We will not be able to control many of these factors. In addition, if our revenues in a particular period do not meet expectations, we may not be able to adjust our expenditures in that period, which could cause our business to suffer. We believe that period-to-period comparisons of our financial results will not necessarily be meaningful. You should not rely on these comparisons as an indication of our future performance. If our operating results in any future period fall below the expectations of securities analysts and investors, our stock price may fall, possibly by a significant amount.

 

Certain of our financial statements have been audited by Arthur Andersen LLP, and the ability to recover damages from Arthur Andersen may be limited.

 

Prior to June 24, 2002, Arthur Andersen LLP served as our independent public accountants.
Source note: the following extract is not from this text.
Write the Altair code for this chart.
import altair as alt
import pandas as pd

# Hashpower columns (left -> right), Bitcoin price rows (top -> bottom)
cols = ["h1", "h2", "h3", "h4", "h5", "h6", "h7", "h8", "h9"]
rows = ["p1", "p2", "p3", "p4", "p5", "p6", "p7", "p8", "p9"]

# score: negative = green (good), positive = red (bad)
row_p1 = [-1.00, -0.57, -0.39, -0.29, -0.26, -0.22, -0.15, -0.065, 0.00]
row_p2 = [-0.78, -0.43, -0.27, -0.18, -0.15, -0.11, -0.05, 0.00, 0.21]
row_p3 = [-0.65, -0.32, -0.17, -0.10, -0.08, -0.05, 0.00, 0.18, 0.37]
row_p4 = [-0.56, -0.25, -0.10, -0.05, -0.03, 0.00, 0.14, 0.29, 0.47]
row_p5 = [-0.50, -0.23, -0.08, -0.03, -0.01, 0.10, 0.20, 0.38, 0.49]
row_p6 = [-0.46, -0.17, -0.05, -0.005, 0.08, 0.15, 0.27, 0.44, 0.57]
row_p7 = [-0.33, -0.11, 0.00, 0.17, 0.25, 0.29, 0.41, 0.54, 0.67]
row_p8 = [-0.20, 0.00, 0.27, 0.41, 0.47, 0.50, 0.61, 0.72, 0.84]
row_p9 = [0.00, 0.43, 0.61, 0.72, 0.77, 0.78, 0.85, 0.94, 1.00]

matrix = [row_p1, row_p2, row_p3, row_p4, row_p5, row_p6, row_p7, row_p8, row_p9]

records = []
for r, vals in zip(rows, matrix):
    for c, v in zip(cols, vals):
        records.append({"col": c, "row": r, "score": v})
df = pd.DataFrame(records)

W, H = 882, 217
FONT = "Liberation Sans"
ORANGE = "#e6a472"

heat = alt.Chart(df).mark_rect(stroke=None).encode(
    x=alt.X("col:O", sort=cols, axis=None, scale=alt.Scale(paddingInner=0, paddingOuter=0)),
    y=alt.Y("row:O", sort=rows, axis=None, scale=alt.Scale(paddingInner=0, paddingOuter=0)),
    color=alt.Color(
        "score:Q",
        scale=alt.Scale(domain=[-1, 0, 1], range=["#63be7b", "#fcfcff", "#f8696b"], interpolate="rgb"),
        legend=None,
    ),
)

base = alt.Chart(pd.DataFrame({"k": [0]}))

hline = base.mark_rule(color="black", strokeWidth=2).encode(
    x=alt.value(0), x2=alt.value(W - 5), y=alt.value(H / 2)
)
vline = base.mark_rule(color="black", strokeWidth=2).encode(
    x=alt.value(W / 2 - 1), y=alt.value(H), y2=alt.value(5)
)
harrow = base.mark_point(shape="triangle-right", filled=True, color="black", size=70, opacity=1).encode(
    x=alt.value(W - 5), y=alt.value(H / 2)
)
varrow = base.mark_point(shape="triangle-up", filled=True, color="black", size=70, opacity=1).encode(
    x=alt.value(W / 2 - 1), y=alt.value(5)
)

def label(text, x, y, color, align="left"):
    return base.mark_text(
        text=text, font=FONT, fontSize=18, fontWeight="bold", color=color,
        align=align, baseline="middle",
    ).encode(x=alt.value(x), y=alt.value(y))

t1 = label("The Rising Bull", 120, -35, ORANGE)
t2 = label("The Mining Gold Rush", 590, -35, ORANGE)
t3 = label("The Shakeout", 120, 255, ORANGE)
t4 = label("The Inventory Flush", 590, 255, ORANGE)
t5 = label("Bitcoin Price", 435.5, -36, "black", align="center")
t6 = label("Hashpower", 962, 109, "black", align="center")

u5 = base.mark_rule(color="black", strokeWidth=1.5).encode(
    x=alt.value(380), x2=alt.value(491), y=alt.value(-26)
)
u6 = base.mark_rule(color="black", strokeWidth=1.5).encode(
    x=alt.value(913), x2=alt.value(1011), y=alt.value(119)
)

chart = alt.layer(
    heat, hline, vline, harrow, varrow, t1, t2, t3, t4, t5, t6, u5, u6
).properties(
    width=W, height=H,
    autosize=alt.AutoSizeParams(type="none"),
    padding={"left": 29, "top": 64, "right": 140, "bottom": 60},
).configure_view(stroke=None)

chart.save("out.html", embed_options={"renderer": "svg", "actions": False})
Our inability to obtain the consent of Arthur Andersen to include its report on certain financial statements audited by Arthur Andersen may limit your recovery against Arthur Andersen. SEC rules require us to include or incorporate by reference certain historical financial statements for the years ended December 31, 2001 and 2000 that were audited by Arthur Andersen. As a result of the well-publicized events concerning Arthur Andersen, we have not been able to obtain the consent of Arthur Andersen to the inclusion of its audit report in financial statements audited by them and will not be able to obtain Arthur Andersen’s consent in the future. The absence of this consent may limit any recovery to which you might be entitled against Arthur Andersen. It is also likely that these events concerning Arthur Andersen would materially adversely affect its ability to satisfy any claims we might have arising from its provision of auditing and other services to us.